Geometry of memory

museum22Jay Winter explores the geometry of memory

 

On Friday September 23rd Dr. Jay Winter visited the University of Connecticut to speak at a special event hosted by the English Department titled Behind the Lines, Across Boundaries: A Conference in Honor of Margaret Higonnet.

 

Winter, the Charles J. Stille Professor of History at Yale University, specializes in World War I history and its impact on the 20th century. Winter has dedicated his life to studying the remembrance of war, specifically focusing on memorials and mourning sites. He has authored and edited countless books and even produced the Emmy Award winning PBS series, The Great War and Shaping the 20th Century. Despite an overwhelming list of accomplishments, Winter reiterates, “I would like to be known by two things: by my writing and by my students.”

 

Winter’s discussion of the spatial logic of war memorials and the geometry of remembrance asked the audience to ponder the idea that horizontality has become the language of mourning. Winter explained that the problem of violence is too big for any one set of scholars to address. He said, “People are influenced more by what they see than by what they read.” Winter’s presentation demonstrated this idea, illustrating it with a host of moving photos of war memorials, monuments, and cemeteries.

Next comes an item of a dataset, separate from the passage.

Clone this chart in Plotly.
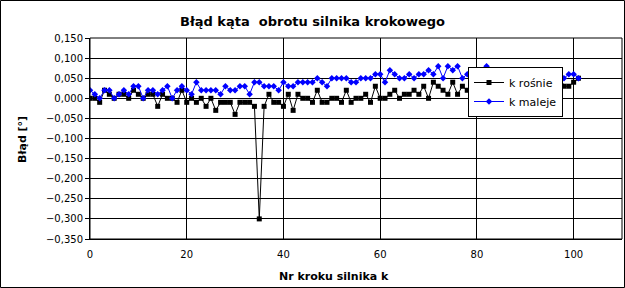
import plotly.graph_objects as go

k_steps = list(range(0, 102))

k_rosnie = [
    0.00, 0.00, -0.01, 0.02, 0.01, 0.00, 0.01, 0.01, 0.00, 0.02,
    0.01, 0.00, 0.01, 0.01, -0.02, 0.01, 0.00, 0.00, -0.01, 0.02,
    -0.01, 0.00, -0.01, 0.00, -0.02, 0.00, -0.03, -0.01, -0.01, -0.01,
    -0.04, -0.01, -0.01, -0.01, -0.02, -0.30, -0.02, 0.01, -0.01, -0.01,
    -0.02, 0.01, -0.03, 0.01, 0.00, 0.00, -0.01, 0.02, -0.01, -0.01,
    0.00, 0.00, -0.01, 0.02, -0.01, 0.00, 0.00, 0.01, -0.01, 0.03,
    0.00, 0.00, 0.01, 0.02, 0.00, 0.01, 0.01, 0.02, 0.01, 0.03,
    0.00, 0.04, 0.03, 0.02, 0.01, 0.04, 0.01, 0.03, 0.02, 0.04,
    0.03, 0.05, 0.03, 0.04, 0.02, 0.05, 0.04, 0.03, 0.05, 0.04,
    0.06, 0.03, 0.05, 0.04, 0.06, 0.05, 0.04, 0.06, 0.03, 0.03,
    0.04, 0.05,
]

k_maleje = [
    0.02, 0.01, 0.00, 0.02, 0.02, 0.00, 0.01, 0.02, 0.01, 0.03,
    0.03, 0.00, 0.02, 0.02, 0.01, 0.02, 0.03, 0.00, 0.02, 0.03,
    0.02, 0.01, 0.04, 0.02, 0.02, 0.02, 0.02, 0.01, 0.03, 0.02,
    0.02, 0.03, 0.03, 0.01, 0.04, 0.04, 0.03, 0.03, 0.03, 0.02,
    0.04, 0.03, 0.03, 0.04, 0.04, 0.04, 0.04, 0.05, 0.04, 0.03,
    0.05, 0.05, 0.05, 0.05, 0.04, 0.04, 0.05, 0.05, 0.05, 0.06,
    0.06, 0.04, 0.07, 0.06, 0.05, 0.05, 0.06, 0.05, 0.06, 0.06,
    0.07, 0.06, 0.08, 0.05, 0.08, 0.07, 0.08, 0.05, 0.06, 0.07,
    0.06, 0.07, 0.08, 0.06, 0.07, 0.07, 0.06, 0.07, 0.06, 0.07,
    0.07, 0.06, 0.07, 0.06, 0.07, 0.06, 0.06, 0.06, 0.05, 0.06,
    0.06, 0.05,
]

x_ticks = [0, 20, 40, 60, 80, 100]
y_ticks = [0.15, 0.10, 0.05, 0.0, -0.05, -0.10, -0.15, -0.20, -0.25, -0.30, -0.35]

FONT = "DejaVu Sans"
W, H = 625, 288
L, R, T, B = 90, 3, 38, 49
pw, ph = W - L - R, H - T - B

def px_x(p):
    return (p - L) / pw

def px_y(p):
    return (H - B - p) / ph

fig = go.Figure()
fig.add_trace(go.Scatter(
    x=k_steps, y=k_rosnie, name="k rośnie", mode="lines+markers",
    line=dict(color="black", width=1),
    marker=dict(symbol="square", size=5, color="black"),
))
fig.add_trace(go.Scatter(
    x=k_steps, y=k_maleje, name="k maleje", mode="lines+markers",
    line=dict(color="#0000ff", width=1),
    marker=dict(symbol="diamond", size=5, color="#0000ff"),
))

fig.update_layout(
    width=W, height=H,
    margin=dict(l=L, r=R, t=T, b=B),
    paper_bgcolor="white", plot_bgcolor="white",
    separators=", ",
    font=dict(family=FONT, size=10, color="black"),
    showlegend=True,
    legend=dict(
        x=px_x(468), y=px_y(67), xanchor="left", yanchor="top",
        bordercolor="black", borderwidth=1, bgcolor="white",
        font=dict(family=FONT, size=11, color="black"),
        itemwidth=30, tracegroupgap=0,
    ),
    xaxis=dict(
        range=[0, 110], tickvals=x_ticks,
        showgrid=True, gridcolor="black", gridwidth=1,
        zeroline=False, showline=True, linecolor="black", linewidth=1,
        ticks="outside", ticklen=6, tickcolor="rgba(0,0,0,0)",
        tickfont=dict(family=FONT, size=10),
    ),
    yaxis=dict(
        range=[-0.35, 0.15], tickvals=y_ticks, tickformat=".3f",
        showgrid=True, gridcolor="black", gridwidth=1,
        zeroline=False, showline=True, linecolor="black", linewidth=1,
        ticks="outside", ticklen=4, tickcolor="black",
        tickfont=dict(family=FONT, size=10),
    ),
    annotations=[
        dict(text="<b>Błąd kąta  obrotu silnika krokowego</b>", xref="paper", yref="paper",
             x=px_x(312), y=px_y(21), xanchor="center", yanchor="middle",
             showarrow=False, font=dict(family=FONT, size=13)),
        dict(text="<b>Nr kroku silnika k</b>", xref="paper", yref="paper",
             x=px_x(334), y=px_y(276), xanchor="center", yanchor="middle",
             showarrow=False, font=dict(family=FONT, size=11)),
        dict(text="<b>Błąd [°]</b>", xref="paper", yref="paper",
             x=px_x(22), y=px_y(140), xanchor="center", yanchor="middle",
             textangle=-90, showarrow=False, font=dict(family=FONT, size=11)),
    ],
    shapes=[
        dict(type="rect", xref="paper", yref="paper",
             x0=px_x(0.5), x1=px_x(624.5), y0=px_y(287.5), y1=px_y(0.5),
             line=dict(color="black", width=1)),
        dict(type="rect", xref="paper", yref="paper",
             x0=0, x1=1, y0=0, y1=1, line=dict(color="black", width=1)),
    ],
)

fig.write_html("out.html")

He explained his concept of the geometry of remembrance by walking the audience through his own experience of aiding in the design the Historial de la Grande Guerre (The Museum of the Great War) in Peronne, France.  The exhibits were designed on a horizontal axis, with the objects of war placed in dugouts in the ground, forcing viewers to look down, much as they would look have at a gravesite or a trench.

 

Winter also discussed the gendering of mourning, comparing the postures of the granite statues of Karl and Käthe Kollwitz at their son’s gravesite in Belgium (above). Winter noted that on a rainy day, it would appear as though the statue of Käthe Kollwitz were actually crying. Winter concluded his riveting talk with the idea that, since the First World War, horizontality has come to represent horror, as opposed to the “vertical normality” which was common prior to that period.